## start

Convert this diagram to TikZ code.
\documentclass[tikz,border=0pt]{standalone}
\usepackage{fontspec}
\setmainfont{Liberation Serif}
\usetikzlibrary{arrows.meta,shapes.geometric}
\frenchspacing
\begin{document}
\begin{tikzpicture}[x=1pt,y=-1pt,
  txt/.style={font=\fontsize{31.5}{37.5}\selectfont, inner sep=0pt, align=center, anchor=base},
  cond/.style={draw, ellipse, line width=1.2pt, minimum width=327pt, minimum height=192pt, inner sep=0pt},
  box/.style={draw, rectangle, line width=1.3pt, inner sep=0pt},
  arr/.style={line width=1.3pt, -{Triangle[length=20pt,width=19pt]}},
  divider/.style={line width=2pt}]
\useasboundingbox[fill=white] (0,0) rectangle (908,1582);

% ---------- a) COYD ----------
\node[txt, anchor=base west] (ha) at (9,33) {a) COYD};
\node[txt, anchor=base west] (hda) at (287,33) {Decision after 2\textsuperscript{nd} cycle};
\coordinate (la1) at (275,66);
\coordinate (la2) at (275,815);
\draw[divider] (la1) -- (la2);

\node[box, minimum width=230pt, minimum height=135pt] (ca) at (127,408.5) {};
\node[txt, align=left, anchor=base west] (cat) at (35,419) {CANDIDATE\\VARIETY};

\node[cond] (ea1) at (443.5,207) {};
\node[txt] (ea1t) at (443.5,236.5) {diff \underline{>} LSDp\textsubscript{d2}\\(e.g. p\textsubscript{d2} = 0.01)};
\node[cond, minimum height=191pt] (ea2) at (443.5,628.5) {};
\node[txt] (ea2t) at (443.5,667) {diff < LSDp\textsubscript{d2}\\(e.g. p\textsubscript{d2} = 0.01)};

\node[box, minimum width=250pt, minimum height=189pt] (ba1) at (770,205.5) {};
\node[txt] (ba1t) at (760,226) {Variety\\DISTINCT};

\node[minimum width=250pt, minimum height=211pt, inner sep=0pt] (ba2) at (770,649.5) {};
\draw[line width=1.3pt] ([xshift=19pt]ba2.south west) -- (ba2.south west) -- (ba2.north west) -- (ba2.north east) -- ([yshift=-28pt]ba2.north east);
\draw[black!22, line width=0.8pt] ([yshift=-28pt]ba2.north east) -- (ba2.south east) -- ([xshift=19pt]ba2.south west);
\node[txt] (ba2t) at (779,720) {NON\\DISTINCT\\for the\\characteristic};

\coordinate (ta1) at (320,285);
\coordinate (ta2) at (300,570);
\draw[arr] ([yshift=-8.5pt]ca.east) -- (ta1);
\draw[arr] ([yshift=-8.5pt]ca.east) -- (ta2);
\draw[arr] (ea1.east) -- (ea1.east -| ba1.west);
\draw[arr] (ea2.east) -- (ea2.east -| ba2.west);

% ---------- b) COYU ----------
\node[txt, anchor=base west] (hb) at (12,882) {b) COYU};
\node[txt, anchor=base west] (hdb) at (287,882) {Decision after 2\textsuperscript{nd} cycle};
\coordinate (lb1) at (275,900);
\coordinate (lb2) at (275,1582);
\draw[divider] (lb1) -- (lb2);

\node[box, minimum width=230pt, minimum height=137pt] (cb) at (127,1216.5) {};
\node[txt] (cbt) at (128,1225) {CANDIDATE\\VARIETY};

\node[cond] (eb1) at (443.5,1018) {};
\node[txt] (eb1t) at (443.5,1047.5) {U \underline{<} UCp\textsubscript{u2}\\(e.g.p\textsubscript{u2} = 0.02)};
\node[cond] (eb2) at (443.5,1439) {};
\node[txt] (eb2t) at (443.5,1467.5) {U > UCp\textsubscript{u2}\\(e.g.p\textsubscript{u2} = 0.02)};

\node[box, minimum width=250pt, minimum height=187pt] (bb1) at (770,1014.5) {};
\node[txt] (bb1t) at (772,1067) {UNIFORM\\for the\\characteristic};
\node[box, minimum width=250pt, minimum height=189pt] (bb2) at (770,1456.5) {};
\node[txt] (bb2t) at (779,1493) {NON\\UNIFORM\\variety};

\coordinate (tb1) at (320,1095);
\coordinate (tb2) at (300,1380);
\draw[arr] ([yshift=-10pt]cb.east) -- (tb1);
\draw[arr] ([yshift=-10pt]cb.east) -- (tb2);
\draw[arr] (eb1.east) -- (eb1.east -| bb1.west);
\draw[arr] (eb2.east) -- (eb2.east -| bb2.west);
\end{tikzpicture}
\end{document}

## end
## start

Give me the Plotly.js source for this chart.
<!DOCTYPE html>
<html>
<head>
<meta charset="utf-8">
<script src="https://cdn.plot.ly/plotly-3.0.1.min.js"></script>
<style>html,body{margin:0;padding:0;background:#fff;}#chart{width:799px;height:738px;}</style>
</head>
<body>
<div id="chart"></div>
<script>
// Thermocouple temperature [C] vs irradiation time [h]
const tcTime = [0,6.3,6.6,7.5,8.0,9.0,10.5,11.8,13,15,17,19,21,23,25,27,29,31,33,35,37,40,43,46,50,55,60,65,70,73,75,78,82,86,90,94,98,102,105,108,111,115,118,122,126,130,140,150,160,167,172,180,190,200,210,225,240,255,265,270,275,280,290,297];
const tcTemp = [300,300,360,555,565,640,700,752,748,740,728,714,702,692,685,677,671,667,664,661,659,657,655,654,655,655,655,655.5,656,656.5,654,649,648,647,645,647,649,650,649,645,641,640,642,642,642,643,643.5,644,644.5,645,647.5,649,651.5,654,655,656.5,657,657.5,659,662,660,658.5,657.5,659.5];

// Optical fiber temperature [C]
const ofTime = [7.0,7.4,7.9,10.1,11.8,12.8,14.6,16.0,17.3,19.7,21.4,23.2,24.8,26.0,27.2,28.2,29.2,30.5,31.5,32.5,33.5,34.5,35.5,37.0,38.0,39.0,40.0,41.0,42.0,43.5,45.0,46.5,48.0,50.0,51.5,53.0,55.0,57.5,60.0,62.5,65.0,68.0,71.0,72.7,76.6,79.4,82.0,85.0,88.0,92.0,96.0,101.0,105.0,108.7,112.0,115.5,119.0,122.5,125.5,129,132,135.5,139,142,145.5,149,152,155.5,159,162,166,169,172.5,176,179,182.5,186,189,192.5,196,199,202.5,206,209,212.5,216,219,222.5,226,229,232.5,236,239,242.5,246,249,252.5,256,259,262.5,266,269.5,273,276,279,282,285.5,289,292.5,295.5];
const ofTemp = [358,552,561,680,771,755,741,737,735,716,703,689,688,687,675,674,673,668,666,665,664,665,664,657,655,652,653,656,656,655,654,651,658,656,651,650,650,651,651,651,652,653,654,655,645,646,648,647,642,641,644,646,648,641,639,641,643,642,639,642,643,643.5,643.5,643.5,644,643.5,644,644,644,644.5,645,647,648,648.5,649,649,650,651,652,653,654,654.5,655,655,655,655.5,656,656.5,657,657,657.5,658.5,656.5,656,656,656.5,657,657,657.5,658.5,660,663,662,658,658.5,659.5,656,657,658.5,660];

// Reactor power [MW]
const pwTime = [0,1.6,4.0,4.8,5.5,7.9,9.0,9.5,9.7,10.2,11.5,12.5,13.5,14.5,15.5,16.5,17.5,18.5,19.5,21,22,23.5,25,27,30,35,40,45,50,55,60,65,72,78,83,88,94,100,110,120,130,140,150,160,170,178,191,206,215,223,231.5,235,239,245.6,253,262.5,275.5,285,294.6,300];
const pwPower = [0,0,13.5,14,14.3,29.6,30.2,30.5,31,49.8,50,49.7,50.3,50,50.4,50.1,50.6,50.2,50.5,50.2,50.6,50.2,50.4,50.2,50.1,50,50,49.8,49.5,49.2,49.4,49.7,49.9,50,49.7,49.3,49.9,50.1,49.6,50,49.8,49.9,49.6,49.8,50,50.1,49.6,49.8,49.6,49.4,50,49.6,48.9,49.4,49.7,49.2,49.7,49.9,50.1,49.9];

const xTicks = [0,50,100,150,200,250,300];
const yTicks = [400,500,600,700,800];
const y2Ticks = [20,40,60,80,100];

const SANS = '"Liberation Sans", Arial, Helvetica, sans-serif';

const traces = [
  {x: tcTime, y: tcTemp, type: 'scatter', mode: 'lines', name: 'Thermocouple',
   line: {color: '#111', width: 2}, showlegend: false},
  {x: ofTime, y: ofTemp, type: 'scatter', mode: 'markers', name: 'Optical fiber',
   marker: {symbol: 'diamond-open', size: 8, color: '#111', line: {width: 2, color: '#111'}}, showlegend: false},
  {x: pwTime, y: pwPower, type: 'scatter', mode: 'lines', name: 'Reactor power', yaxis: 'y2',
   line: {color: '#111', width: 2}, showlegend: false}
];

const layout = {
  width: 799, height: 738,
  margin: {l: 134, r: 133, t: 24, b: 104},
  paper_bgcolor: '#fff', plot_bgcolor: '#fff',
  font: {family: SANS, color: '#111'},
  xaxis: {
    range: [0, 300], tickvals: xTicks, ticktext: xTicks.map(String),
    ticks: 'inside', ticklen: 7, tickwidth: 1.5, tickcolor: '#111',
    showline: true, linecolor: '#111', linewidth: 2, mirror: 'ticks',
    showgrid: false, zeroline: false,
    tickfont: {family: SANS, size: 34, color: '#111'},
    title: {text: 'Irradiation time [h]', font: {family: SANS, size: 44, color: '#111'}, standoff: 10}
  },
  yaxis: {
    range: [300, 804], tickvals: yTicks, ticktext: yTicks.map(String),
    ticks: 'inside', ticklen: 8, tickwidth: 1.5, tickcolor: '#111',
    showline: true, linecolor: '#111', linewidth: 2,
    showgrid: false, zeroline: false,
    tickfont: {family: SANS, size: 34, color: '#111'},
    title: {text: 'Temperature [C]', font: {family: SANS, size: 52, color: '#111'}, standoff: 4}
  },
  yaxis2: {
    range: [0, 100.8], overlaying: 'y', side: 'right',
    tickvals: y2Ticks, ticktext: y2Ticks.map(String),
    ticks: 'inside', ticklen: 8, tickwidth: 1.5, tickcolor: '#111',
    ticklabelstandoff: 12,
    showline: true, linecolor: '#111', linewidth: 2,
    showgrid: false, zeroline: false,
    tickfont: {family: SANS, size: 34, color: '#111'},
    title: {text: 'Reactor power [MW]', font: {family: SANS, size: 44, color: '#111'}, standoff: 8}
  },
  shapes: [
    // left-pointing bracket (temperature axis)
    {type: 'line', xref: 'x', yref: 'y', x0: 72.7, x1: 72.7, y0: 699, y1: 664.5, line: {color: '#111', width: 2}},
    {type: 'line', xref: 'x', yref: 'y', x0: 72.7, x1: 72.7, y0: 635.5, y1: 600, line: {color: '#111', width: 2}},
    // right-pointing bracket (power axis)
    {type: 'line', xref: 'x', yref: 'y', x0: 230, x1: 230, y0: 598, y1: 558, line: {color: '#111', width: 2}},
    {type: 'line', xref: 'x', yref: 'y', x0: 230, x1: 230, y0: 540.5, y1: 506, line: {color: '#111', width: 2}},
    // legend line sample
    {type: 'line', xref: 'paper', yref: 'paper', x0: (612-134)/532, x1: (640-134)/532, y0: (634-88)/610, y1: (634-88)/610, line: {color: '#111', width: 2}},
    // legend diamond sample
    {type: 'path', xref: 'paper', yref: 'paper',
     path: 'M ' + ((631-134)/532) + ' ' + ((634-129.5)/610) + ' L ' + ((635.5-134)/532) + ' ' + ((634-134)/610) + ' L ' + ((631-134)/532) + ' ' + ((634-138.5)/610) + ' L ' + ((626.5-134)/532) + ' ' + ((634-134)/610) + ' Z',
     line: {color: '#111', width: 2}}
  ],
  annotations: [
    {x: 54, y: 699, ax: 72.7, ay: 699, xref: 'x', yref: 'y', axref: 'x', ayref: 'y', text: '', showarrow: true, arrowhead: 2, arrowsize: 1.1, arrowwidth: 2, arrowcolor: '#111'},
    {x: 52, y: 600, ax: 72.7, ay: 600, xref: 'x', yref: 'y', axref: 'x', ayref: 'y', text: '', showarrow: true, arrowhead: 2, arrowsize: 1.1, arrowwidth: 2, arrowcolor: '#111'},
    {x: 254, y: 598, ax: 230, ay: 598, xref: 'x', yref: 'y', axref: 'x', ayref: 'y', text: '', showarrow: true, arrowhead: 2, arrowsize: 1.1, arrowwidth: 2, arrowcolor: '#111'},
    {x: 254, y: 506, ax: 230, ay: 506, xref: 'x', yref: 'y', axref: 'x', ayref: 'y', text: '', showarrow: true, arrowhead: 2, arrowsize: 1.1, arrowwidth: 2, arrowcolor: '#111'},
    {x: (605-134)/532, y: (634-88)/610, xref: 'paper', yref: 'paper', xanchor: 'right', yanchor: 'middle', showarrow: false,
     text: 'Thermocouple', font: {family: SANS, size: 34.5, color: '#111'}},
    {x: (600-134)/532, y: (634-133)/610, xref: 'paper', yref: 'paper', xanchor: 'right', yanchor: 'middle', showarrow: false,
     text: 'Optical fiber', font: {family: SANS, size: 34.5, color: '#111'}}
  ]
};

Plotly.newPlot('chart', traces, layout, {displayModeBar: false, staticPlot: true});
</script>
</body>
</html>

## end
## start

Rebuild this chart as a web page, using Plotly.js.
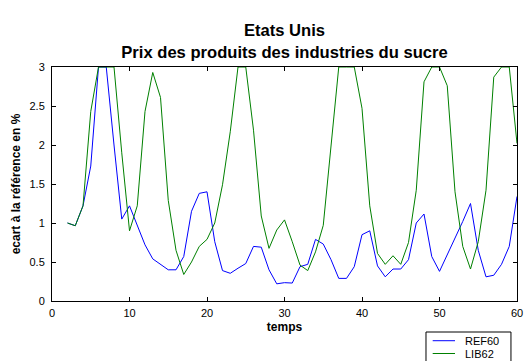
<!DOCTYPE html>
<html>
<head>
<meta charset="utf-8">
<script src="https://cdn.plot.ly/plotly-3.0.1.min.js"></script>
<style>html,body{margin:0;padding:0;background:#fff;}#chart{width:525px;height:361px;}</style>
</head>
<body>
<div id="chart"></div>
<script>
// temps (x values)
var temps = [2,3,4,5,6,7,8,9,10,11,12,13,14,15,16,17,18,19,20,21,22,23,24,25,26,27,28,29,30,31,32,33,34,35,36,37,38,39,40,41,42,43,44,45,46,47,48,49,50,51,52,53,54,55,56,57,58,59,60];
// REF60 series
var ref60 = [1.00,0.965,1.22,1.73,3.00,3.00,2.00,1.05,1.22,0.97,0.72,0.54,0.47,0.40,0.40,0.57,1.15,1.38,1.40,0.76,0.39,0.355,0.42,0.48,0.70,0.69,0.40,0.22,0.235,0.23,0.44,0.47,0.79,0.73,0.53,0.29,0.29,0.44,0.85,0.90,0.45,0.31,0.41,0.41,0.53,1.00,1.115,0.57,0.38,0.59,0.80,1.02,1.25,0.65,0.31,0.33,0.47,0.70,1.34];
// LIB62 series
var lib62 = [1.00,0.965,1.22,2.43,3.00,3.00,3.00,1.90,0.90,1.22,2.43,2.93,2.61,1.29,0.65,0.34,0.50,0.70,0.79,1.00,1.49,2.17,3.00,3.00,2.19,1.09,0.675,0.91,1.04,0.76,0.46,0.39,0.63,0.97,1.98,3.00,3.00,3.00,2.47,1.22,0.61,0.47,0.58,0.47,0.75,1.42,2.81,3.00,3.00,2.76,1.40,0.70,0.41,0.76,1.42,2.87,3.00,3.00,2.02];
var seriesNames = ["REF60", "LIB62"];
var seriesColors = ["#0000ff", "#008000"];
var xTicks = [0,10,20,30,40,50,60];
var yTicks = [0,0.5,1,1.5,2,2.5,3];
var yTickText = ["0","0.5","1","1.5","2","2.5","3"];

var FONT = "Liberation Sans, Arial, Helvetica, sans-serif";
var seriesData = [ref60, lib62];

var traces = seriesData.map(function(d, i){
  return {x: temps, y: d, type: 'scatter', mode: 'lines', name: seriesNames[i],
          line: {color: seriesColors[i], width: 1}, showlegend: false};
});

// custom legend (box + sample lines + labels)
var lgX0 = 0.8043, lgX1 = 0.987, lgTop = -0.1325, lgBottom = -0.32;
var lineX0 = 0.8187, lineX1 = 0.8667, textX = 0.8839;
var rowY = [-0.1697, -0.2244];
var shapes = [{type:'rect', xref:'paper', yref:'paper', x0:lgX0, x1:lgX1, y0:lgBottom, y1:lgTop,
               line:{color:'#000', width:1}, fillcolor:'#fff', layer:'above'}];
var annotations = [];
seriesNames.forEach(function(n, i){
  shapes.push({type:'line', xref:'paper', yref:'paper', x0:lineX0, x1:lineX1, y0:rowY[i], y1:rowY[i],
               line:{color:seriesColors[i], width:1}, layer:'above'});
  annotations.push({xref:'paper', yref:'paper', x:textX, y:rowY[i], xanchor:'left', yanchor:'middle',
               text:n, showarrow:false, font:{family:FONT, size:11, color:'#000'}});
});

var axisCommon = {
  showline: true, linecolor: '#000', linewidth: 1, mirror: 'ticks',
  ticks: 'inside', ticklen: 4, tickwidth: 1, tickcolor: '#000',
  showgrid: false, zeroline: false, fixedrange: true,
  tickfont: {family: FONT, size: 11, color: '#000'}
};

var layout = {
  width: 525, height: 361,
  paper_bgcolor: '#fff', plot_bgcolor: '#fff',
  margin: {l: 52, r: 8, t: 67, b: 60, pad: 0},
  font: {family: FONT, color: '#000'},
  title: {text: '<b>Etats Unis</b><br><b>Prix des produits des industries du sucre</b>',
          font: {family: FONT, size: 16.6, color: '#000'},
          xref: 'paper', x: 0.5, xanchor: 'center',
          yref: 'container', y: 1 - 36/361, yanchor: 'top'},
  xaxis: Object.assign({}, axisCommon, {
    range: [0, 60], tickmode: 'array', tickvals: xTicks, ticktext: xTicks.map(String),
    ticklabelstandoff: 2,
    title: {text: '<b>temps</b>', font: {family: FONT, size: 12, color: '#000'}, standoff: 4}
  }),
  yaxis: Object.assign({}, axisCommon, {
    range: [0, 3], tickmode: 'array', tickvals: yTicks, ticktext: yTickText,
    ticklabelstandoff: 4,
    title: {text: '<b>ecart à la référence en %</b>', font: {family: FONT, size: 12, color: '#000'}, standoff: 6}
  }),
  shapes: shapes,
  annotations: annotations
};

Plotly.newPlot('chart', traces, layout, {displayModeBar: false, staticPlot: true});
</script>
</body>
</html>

## end

* Exercise description:
Take the listing above and repeat exactly the lines from the one containing "Convert this diagram to TikZ code." through the one containing "(0,0) rectangle (908,1582);", both included.

* Correct output:
Convert this diagram to TikZ code.
\documentclass[tikz,border=0pt]{standalone}
\usepackage{fontspec}
\setmainfont{Liberation Serif}
\usetikzlibrary{arrows.meta,shapes.geometric}
\frenchspacing
\begin{document}
\begin{tikzpicture}[x=1pt,y=-1pt,
  txt/.style={font=\fontsize{31.5}{37.5}\selectfont, inner sep=0pt, align=center, anchor=base},
  cond/.style={draw, ellipse, line width=1.2pt, minimum width=327pt, minimum height=192pt, inner sep=0pt},
  box/.style={draw, rectangle, line width=1.3pt, inner sep=0pt},
  arr/.style={line width=1.3pt, -{Triangle[length=20pt,width=19pt]}},
  divider/.style={line width=2pt}]
\useasboundingbox[fill=white] (0,0) rectangle (908,1582);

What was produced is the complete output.